Copy every line in which the string "with" occurs.

"""

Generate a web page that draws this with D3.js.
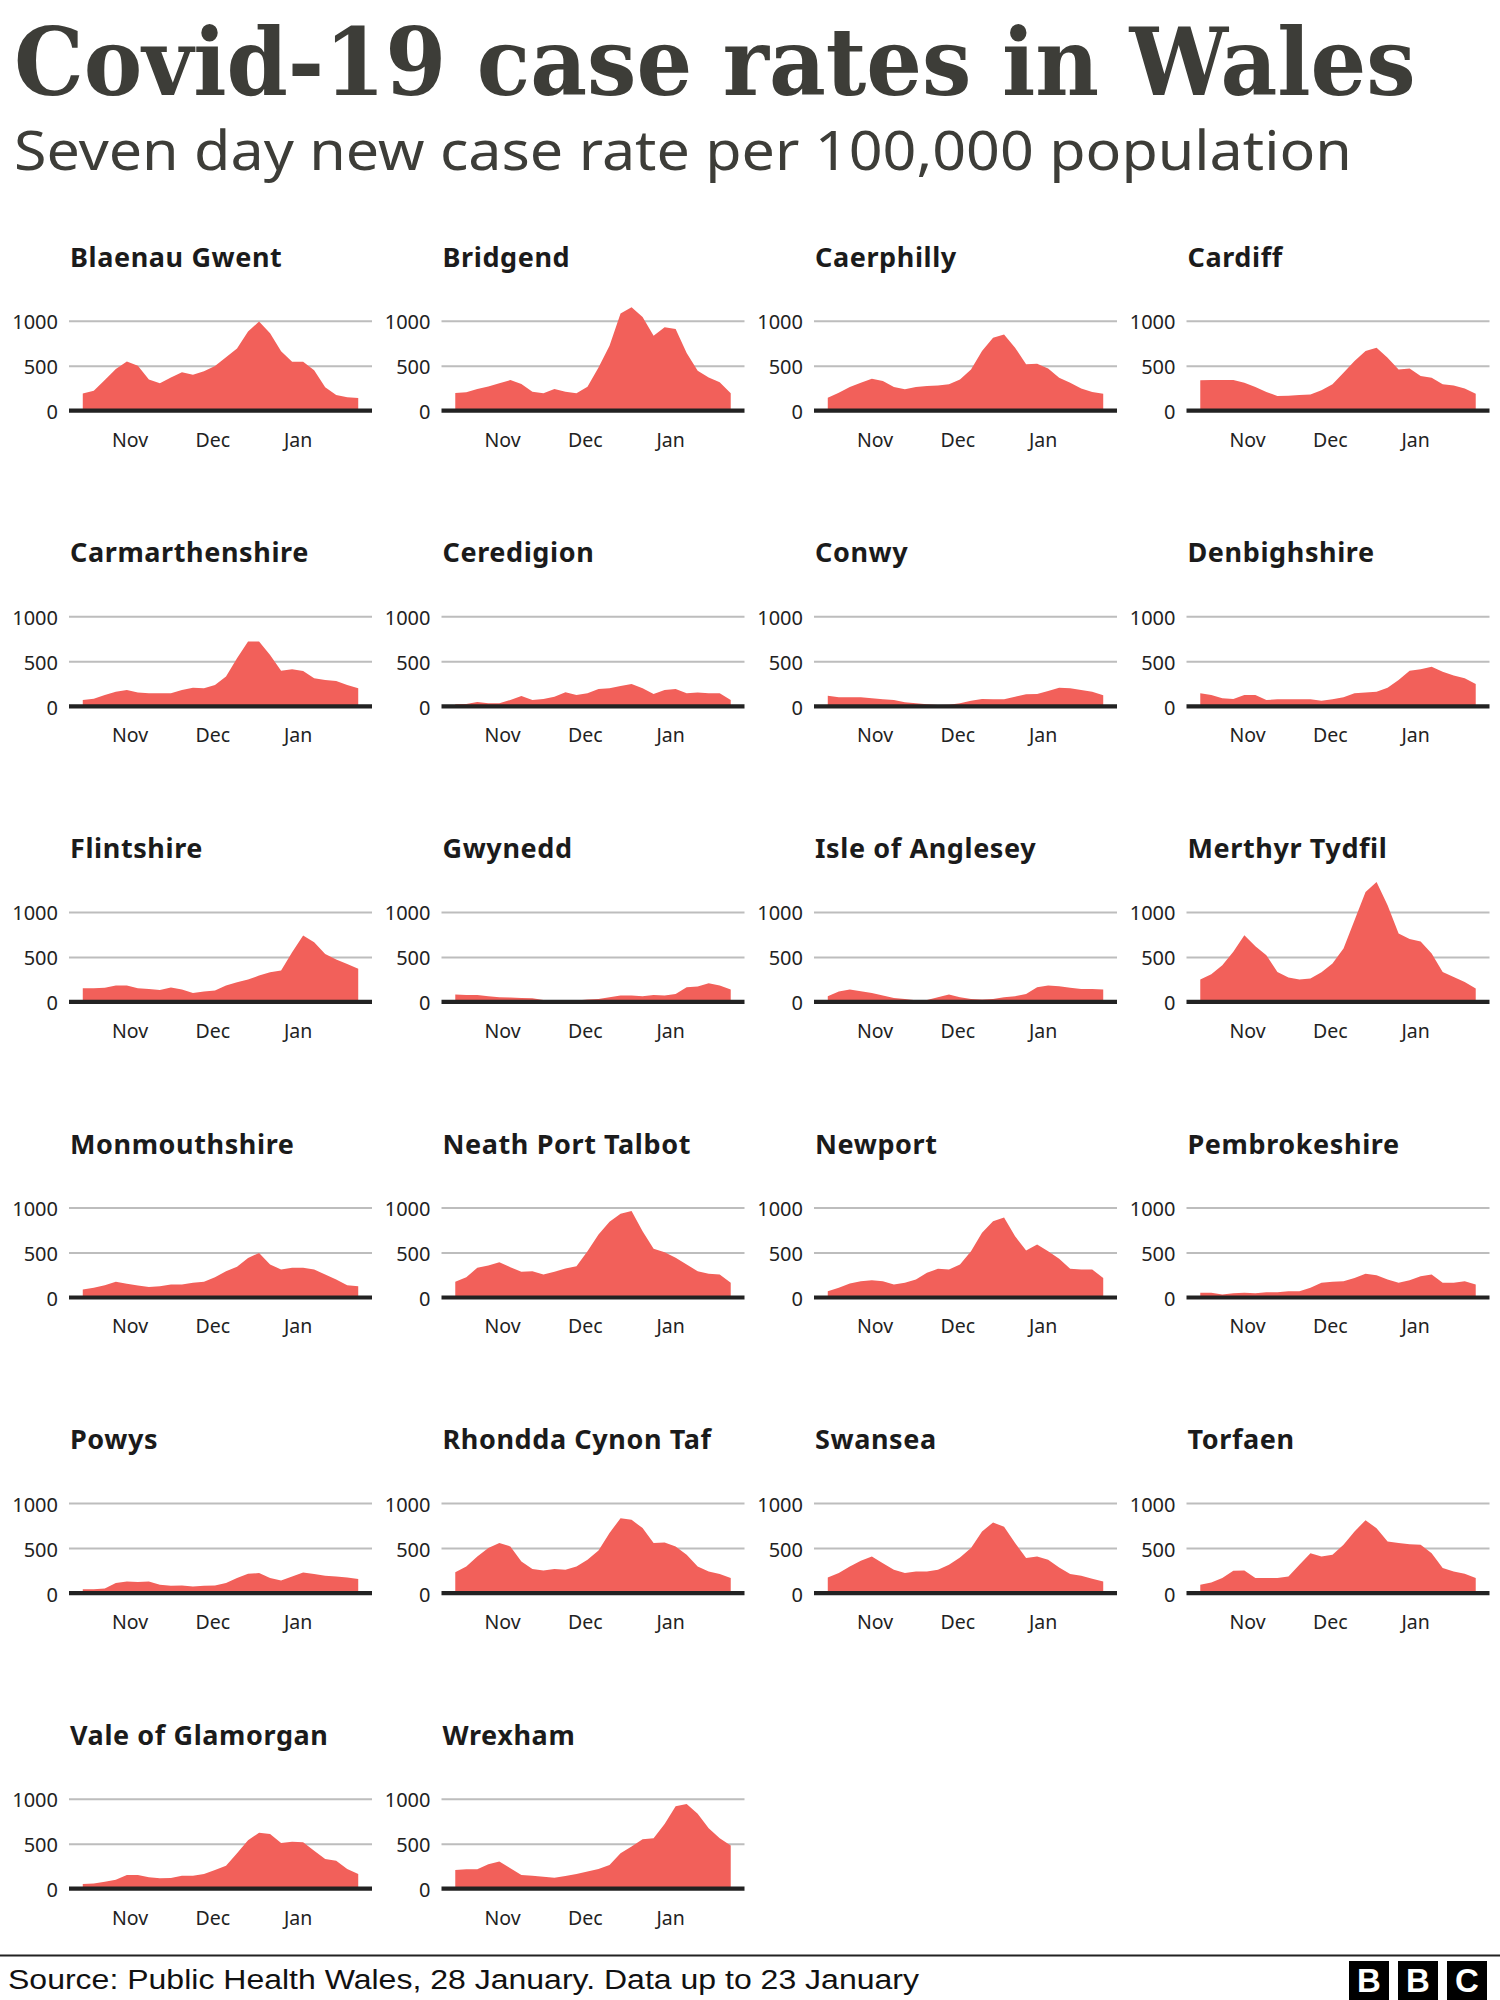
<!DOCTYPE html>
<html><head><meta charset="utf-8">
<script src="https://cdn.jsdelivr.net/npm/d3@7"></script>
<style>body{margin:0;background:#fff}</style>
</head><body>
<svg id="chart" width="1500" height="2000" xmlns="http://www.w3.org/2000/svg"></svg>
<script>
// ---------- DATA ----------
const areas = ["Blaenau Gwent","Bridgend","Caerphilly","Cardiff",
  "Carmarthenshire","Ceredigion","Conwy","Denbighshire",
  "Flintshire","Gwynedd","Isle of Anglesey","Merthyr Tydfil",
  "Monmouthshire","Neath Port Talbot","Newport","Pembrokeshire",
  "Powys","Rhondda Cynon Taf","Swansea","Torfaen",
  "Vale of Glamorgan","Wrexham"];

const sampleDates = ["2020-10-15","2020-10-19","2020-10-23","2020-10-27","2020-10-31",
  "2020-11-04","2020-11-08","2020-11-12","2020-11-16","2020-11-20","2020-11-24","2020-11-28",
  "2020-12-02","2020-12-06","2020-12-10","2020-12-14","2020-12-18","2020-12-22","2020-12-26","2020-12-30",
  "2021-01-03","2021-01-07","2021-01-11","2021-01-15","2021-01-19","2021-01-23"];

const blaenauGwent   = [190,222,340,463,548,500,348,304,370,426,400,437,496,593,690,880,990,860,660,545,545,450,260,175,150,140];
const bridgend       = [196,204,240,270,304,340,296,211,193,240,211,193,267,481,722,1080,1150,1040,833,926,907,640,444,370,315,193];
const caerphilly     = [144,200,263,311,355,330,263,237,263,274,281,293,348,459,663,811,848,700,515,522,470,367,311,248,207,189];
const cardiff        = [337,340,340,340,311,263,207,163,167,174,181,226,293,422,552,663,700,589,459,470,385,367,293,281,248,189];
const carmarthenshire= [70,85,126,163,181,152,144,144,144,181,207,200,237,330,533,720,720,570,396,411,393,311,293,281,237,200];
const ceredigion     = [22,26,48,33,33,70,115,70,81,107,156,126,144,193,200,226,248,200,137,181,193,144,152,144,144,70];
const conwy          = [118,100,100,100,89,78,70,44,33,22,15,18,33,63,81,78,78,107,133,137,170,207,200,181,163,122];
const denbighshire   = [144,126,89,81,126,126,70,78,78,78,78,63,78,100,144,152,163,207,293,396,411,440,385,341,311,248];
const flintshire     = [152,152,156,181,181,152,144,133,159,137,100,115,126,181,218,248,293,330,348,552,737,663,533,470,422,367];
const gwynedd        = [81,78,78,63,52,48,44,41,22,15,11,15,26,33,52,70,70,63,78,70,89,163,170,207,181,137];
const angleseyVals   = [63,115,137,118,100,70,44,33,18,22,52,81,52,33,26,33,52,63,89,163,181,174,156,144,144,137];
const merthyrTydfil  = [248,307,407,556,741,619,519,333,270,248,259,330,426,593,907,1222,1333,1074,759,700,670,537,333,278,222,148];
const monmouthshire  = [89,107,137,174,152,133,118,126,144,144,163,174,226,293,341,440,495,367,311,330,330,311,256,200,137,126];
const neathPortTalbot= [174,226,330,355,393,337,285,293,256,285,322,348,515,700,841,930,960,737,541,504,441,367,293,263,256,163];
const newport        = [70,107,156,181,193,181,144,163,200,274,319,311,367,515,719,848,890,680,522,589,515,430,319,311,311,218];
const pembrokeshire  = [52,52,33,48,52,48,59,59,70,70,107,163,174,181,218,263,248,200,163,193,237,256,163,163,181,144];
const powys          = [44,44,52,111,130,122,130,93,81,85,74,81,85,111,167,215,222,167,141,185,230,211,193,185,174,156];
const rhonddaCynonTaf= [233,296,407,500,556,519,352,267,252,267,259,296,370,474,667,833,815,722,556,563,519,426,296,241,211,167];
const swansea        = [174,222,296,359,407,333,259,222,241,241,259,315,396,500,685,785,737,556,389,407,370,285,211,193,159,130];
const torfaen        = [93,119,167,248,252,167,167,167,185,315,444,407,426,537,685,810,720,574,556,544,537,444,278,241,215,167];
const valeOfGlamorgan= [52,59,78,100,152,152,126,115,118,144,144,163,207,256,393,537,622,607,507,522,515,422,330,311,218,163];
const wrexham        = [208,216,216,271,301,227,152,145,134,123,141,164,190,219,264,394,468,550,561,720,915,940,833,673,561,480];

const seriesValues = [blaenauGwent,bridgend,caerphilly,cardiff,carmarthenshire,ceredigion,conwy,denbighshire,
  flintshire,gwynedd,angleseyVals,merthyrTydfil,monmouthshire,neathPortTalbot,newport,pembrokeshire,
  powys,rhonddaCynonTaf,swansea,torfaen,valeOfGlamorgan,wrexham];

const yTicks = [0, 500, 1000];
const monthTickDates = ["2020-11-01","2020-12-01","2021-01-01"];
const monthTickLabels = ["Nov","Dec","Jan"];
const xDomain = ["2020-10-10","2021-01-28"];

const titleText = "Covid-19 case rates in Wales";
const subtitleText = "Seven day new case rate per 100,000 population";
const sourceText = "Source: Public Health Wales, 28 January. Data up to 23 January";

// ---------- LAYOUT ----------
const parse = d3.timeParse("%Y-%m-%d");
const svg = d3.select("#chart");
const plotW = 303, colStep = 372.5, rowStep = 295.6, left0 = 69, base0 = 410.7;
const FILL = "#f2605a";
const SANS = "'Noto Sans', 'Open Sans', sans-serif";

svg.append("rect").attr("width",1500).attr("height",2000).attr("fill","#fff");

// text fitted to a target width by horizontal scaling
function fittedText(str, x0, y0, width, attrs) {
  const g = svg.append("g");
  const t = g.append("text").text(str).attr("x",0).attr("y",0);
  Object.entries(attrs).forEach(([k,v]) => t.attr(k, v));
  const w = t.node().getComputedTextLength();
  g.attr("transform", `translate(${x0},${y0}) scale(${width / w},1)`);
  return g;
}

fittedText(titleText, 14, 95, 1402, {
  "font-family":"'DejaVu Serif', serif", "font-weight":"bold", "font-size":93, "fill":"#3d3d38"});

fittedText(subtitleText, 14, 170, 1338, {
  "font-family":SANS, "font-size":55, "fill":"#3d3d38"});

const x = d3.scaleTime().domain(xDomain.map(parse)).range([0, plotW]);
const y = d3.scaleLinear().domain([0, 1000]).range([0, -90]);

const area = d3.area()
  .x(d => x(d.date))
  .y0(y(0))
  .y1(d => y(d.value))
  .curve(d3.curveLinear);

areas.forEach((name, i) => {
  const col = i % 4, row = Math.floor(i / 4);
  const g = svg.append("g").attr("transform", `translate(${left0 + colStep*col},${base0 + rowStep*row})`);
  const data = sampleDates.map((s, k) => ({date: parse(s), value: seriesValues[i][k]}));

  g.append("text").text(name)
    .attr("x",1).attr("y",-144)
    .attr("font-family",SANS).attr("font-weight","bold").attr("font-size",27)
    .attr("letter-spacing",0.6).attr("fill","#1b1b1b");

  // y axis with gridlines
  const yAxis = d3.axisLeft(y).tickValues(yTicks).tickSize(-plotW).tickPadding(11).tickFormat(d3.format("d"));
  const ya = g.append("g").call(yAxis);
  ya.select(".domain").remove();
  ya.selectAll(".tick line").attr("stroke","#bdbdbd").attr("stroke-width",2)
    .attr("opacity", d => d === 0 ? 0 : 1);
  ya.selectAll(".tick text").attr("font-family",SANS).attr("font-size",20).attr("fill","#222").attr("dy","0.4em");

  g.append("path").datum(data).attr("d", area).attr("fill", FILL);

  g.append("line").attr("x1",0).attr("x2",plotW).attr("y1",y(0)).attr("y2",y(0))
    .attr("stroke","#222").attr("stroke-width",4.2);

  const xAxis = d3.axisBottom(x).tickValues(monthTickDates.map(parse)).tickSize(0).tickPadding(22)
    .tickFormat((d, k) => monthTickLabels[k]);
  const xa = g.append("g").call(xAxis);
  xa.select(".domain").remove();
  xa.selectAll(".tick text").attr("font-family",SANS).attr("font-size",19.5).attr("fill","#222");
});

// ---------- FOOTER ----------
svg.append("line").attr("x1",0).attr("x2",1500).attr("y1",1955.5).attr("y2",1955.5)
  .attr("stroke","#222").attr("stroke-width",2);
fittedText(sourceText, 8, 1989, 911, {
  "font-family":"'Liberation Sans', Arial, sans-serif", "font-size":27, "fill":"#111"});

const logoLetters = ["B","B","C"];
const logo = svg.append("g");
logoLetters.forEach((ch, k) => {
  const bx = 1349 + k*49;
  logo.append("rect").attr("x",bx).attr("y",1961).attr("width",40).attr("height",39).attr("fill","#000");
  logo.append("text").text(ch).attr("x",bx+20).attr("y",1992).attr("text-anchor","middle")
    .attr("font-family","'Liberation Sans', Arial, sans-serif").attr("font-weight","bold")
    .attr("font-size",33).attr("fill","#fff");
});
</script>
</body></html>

"""

Finished answer »
Generate a web page that draws this with D3.js.
  // y axis with gridlines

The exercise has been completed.